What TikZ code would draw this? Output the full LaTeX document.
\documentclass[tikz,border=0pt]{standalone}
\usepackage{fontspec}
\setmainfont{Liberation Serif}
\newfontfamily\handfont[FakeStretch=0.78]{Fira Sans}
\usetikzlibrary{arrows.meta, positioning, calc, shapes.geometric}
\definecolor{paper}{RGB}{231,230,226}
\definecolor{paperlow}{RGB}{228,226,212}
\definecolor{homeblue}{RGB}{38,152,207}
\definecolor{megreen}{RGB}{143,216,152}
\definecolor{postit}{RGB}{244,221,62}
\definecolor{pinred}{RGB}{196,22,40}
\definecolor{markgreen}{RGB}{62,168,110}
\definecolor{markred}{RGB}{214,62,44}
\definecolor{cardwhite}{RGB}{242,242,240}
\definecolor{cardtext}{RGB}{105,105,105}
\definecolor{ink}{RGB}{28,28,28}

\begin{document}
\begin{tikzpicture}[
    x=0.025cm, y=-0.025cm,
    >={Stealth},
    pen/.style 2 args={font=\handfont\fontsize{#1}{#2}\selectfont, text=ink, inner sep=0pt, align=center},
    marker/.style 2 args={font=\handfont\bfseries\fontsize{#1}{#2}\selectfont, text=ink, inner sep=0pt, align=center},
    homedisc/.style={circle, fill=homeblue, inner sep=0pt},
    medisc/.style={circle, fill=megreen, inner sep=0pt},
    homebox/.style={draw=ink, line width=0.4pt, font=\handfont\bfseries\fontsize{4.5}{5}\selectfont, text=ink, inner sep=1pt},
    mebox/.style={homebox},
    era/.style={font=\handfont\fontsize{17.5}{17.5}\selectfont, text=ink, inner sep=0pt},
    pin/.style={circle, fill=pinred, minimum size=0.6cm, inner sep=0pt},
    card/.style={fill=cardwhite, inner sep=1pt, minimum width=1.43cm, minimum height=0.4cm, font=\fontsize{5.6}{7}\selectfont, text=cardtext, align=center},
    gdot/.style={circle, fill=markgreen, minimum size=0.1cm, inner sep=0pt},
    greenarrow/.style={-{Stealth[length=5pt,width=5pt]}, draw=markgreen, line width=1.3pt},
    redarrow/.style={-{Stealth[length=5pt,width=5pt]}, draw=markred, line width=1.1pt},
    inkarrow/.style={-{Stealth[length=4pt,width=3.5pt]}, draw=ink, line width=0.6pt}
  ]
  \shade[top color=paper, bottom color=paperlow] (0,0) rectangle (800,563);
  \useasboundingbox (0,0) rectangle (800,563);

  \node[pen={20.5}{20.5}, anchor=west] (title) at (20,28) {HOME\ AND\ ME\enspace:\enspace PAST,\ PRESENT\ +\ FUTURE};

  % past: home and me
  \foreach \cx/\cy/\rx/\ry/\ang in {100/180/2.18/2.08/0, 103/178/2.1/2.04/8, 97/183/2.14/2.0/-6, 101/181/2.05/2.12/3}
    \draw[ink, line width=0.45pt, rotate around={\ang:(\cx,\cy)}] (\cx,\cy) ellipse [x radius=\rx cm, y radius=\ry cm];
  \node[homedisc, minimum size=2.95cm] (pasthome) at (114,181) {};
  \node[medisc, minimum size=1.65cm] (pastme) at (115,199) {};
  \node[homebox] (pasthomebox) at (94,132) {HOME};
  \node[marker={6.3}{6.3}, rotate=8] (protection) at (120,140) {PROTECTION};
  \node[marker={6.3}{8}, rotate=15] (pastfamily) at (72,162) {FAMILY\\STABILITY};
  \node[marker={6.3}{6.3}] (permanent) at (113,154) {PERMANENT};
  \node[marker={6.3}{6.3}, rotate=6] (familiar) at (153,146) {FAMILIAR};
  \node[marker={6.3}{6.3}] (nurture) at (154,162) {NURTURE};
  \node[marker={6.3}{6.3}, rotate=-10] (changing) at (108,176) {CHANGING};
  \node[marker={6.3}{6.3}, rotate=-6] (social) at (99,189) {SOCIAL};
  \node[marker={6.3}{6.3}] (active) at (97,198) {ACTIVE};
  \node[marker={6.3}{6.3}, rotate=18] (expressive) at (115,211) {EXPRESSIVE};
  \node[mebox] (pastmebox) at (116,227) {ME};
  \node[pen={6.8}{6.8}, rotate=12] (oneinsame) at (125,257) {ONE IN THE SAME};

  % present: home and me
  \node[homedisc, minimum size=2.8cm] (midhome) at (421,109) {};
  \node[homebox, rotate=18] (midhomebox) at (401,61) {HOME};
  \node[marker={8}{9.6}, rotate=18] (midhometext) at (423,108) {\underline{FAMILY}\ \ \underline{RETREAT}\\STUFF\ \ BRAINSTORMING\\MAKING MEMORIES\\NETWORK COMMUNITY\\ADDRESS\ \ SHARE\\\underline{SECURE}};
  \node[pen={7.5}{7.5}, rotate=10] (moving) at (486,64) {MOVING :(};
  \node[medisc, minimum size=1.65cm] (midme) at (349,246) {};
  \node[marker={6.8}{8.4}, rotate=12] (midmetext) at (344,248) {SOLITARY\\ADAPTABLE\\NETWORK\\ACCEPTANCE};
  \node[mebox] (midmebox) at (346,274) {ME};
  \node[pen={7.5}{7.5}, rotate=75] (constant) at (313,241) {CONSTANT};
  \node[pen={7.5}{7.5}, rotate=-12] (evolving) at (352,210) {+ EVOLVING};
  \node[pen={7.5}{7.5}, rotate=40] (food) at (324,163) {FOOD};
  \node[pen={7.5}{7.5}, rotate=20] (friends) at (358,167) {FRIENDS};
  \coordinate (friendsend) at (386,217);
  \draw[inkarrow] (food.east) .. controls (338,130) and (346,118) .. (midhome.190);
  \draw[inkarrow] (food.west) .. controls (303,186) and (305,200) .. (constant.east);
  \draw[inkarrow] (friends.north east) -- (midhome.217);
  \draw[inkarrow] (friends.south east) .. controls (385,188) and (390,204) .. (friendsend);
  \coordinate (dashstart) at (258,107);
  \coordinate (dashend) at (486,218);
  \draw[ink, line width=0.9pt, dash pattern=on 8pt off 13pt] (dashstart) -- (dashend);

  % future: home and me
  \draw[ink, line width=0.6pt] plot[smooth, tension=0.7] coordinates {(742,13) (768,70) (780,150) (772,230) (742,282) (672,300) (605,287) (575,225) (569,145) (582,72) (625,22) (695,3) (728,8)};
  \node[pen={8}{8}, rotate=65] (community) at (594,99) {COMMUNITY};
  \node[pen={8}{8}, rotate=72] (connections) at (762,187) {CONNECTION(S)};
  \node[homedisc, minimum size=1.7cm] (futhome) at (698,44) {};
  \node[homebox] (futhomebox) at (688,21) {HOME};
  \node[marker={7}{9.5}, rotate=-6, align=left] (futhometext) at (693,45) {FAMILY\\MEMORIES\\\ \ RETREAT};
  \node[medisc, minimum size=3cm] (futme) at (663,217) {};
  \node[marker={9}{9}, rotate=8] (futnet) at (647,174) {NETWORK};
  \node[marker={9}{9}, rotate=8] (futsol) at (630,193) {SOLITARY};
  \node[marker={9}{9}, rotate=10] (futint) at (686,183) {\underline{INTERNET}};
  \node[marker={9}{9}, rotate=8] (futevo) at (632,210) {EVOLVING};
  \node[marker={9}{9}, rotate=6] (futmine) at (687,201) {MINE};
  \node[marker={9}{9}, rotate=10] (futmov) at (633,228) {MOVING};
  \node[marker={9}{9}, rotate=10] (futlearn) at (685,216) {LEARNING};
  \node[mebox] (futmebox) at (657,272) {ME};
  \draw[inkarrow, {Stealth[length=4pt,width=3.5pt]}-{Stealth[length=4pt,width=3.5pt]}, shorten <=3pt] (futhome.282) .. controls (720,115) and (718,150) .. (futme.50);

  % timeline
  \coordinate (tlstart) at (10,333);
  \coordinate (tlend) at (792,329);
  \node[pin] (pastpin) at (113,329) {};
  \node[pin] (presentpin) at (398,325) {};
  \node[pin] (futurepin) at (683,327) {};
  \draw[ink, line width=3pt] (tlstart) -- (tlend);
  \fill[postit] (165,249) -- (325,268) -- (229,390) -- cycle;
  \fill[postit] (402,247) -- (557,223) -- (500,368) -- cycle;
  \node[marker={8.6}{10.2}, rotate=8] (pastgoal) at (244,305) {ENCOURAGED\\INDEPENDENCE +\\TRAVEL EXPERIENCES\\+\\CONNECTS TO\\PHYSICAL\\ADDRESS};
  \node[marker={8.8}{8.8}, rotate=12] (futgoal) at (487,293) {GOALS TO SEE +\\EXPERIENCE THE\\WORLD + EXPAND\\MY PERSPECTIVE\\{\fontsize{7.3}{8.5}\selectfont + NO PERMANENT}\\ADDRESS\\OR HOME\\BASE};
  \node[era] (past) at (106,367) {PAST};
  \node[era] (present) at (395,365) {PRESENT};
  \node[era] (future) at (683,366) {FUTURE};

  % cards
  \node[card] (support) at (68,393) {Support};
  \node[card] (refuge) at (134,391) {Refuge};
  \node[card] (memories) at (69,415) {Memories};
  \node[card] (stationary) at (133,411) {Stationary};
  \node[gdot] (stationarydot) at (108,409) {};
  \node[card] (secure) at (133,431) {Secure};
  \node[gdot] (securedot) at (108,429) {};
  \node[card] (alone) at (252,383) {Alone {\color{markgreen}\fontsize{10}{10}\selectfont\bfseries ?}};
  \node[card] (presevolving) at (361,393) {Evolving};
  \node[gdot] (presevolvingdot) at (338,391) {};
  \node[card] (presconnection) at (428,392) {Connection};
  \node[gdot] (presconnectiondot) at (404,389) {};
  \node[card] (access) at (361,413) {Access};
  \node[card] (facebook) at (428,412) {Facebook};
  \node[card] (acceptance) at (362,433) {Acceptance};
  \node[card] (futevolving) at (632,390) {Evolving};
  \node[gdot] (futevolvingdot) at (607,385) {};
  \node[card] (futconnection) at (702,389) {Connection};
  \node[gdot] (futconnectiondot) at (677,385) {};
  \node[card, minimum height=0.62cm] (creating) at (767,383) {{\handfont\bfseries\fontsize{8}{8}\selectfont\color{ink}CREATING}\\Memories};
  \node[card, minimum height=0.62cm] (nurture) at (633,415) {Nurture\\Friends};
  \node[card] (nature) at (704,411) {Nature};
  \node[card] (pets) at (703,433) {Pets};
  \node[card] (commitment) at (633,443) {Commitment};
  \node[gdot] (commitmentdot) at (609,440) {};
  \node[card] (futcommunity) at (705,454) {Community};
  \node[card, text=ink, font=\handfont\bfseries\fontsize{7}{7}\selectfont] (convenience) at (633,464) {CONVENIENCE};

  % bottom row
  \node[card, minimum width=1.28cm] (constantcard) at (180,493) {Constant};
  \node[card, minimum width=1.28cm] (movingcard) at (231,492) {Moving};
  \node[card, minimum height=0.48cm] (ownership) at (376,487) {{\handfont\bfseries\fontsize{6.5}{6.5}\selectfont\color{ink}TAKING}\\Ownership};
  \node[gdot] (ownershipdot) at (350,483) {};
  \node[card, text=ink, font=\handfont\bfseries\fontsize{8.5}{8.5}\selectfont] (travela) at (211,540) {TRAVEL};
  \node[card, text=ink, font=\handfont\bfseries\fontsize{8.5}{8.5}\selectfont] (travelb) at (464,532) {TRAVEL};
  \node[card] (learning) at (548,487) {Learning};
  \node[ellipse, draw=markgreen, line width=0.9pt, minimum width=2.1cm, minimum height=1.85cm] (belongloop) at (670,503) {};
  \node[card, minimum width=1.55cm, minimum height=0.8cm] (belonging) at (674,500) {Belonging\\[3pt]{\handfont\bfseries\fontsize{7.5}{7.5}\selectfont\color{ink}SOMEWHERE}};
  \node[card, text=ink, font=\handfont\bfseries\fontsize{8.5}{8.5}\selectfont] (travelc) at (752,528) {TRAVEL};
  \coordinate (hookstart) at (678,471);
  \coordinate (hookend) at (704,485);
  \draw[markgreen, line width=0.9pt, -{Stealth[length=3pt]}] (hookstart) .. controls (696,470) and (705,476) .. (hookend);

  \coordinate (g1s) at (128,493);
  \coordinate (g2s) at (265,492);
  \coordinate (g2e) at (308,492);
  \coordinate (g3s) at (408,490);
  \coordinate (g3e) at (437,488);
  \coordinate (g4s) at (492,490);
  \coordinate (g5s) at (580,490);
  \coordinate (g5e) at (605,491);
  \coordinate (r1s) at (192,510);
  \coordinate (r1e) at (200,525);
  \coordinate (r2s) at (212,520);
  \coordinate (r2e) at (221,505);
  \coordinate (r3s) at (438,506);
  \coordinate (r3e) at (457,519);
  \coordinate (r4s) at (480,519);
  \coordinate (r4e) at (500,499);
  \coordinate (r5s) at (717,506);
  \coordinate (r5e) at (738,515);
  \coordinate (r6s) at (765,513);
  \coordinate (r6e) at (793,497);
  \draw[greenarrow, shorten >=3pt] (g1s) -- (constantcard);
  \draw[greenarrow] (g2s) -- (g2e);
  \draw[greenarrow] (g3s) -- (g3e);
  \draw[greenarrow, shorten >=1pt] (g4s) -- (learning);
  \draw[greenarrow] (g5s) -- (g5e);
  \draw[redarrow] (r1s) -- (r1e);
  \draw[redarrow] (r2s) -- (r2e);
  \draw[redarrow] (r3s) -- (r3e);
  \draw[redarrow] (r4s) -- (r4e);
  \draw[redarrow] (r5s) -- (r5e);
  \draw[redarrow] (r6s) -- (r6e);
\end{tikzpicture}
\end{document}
##############################
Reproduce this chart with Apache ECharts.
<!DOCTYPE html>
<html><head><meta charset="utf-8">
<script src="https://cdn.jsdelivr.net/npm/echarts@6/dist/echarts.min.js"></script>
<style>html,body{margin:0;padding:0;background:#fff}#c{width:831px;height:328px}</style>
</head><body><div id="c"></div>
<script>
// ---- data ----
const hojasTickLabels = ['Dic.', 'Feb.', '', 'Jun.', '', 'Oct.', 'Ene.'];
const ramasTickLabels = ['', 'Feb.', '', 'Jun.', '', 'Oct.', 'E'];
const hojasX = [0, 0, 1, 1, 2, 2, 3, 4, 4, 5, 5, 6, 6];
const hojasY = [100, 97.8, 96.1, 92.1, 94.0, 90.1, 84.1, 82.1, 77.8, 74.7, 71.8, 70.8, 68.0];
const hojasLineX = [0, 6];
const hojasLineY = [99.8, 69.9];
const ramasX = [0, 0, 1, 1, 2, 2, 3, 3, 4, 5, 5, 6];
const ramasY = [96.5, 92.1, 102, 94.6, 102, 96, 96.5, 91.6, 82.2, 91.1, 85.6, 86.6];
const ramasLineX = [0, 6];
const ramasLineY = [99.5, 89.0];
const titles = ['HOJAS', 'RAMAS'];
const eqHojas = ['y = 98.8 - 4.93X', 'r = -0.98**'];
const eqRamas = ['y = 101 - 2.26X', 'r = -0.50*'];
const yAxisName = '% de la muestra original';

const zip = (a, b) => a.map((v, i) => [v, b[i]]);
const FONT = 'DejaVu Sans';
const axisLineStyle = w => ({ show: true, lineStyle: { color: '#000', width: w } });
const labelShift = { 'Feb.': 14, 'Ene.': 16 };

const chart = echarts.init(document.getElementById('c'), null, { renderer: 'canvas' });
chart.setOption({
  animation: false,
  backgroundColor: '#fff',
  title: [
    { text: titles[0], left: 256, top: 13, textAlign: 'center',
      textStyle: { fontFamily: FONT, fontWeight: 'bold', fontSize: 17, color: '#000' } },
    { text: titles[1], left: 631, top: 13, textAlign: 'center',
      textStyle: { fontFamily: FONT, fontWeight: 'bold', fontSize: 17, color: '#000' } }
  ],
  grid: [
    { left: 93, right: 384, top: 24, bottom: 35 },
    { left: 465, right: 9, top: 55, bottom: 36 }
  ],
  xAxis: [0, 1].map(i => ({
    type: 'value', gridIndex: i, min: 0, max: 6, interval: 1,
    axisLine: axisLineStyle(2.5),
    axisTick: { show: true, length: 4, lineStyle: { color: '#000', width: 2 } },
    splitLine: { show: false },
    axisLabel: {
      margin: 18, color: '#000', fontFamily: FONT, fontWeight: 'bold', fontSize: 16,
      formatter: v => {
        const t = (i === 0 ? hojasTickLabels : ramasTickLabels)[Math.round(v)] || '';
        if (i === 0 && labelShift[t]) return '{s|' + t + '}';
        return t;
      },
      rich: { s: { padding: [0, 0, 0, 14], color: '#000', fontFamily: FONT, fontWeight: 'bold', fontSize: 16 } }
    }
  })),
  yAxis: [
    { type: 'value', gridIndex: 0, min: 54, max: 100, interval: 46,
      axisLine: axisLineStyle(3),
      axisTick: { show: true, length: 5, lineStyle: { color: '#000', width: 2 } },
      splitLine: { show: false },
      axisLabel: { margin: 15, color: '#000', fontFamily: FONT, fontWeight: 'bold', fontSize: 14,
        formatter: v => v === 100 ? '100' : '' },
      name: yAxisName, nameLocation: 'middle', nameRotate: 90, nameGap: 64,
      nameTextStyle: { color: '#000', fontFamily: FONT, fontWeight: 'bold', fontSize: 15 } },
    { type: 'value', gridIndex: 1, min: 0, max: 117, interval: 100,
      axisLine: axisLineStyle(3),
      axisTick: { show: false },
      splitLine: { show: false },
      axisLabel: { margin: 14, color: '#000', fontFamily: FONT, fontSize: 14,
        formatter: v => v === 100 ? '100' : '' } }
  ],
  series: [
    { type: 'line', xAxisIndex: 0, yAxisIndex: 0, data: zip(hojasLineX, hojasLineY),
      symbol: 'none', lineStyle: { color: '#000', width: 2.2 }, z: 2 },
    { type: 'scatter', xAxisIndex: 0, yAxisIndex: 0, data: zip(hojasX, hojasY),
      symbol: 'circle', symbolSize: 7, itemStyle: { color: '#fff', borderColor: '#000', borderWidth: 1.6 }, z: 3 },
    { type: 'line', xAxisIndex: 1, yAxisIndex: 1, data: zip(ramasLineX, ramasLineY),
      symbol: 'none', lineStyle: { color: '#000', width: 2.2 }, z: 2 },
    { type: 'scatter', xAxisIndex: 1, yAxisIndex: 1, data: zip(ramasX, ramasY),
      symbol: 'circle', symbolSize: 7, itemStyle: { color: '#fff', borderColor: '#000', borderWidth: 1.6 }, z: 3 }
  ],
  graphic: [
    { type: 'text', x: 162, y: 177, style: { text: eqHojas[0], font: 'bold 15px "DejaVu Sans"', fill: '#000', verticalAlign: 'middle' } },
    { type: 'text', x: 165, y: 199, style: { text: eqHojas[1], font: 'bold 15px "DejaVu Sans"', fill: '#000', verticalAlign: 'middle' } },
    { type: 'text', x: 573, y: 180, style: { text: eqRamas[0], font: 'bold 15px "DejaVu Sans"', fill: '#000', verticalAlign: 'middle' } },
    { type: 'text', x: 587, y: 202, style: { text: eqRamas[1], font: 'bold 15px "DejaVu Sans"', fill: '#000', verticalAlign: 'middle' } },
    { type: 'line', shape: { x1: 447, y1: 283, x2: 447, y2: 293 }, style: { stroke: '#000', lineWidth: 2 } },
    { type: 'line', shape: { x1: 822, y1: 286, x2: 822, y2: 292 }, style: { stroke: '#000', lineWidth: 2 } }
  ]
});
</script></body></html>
##############################
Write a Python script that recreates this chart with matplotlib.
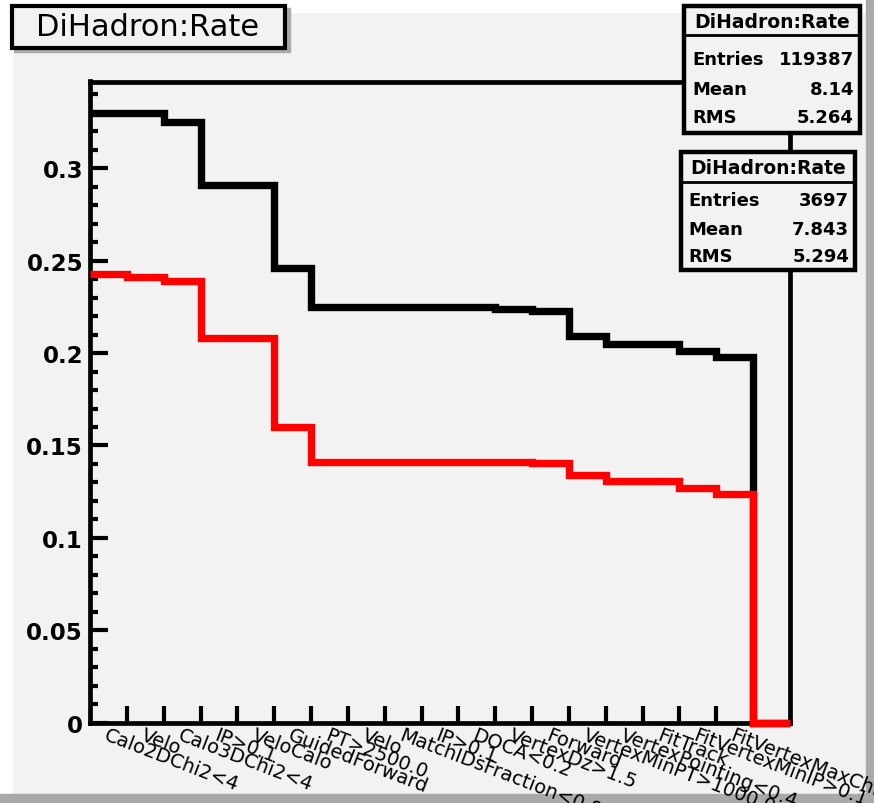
##############################
> _Given instruction_:
Of the lines above, how many include the word "script"? Reply with the number only.

> _Task result_:
4